Wells Fargo analysts suggest that the recent rate cut by the Federal Reserve marks the start of a series of reductions that could unlock more significant market potential throughout 2025.
In a recent client report, the bank highlighted that the main takeaway should not be the magnitude of the cut but the overall direction of monetary policy.
Last week’s 50 basis point (bps) cut took many investors by surprise, despite the fed funds futures market indicating a 58% chance of such a move.
“What has been crucial to note over the last two months is not just the size of the initial cut, but the fact that the September policy meeting initiated what is likely to be an extended period of Fed rate reductions that could continue well into next year,” stated Wells Fargo in their report.
The bank expects that these rate decreases will play a significant role in supporting economic growth and stabilizing the job market.
Additionally, Austan Goolsbee, President of the Federal Reserve Bank of Chicago, reinforced this view by suggesting that several more rate cuts may be necessary to provide the necessary economic support.
“We anticipate that the Fed will opt for additional 25 bps reductions during the remaining Federal Open Market Committee (FOMC) meetings this year in November and December, leading to a total reduction of 100 bps in 2024,” added Wells Fargo.
However, the timing and extent of rate cuts for 2025 remain unclear.
Although a slowdown in the U.S. economy is projected towards the end of 2024, Wells Fargo does not expect it to lead to a recession.
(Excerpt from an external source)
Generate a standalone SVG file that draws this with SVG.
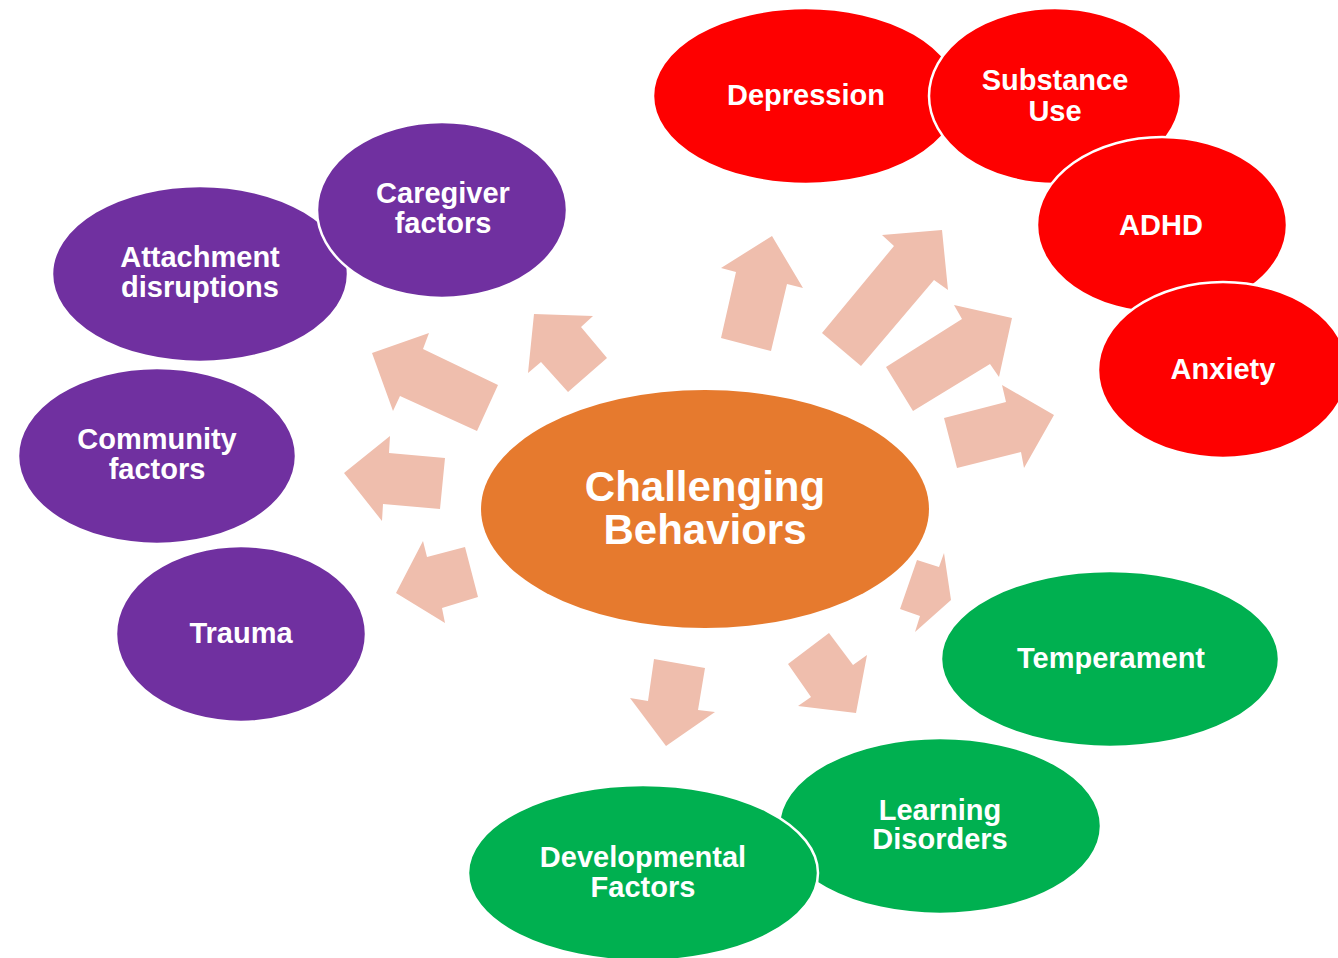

Instead, the bank foresees a moderate economic deceleration, with the impact of the rate cuts becoming more evident in early to mid-2025. This easing of monetary policy is anticipated to have a positive effect on growth and support corporate earnings, as roughly 35% of revenues for the S&P 500 are derived from international markets.
Summing up, Wells Fargo concluded: “The recent rate cut is just the beginning of a potential series of reductions that could unlock broader market opportunities in the upcoming year.”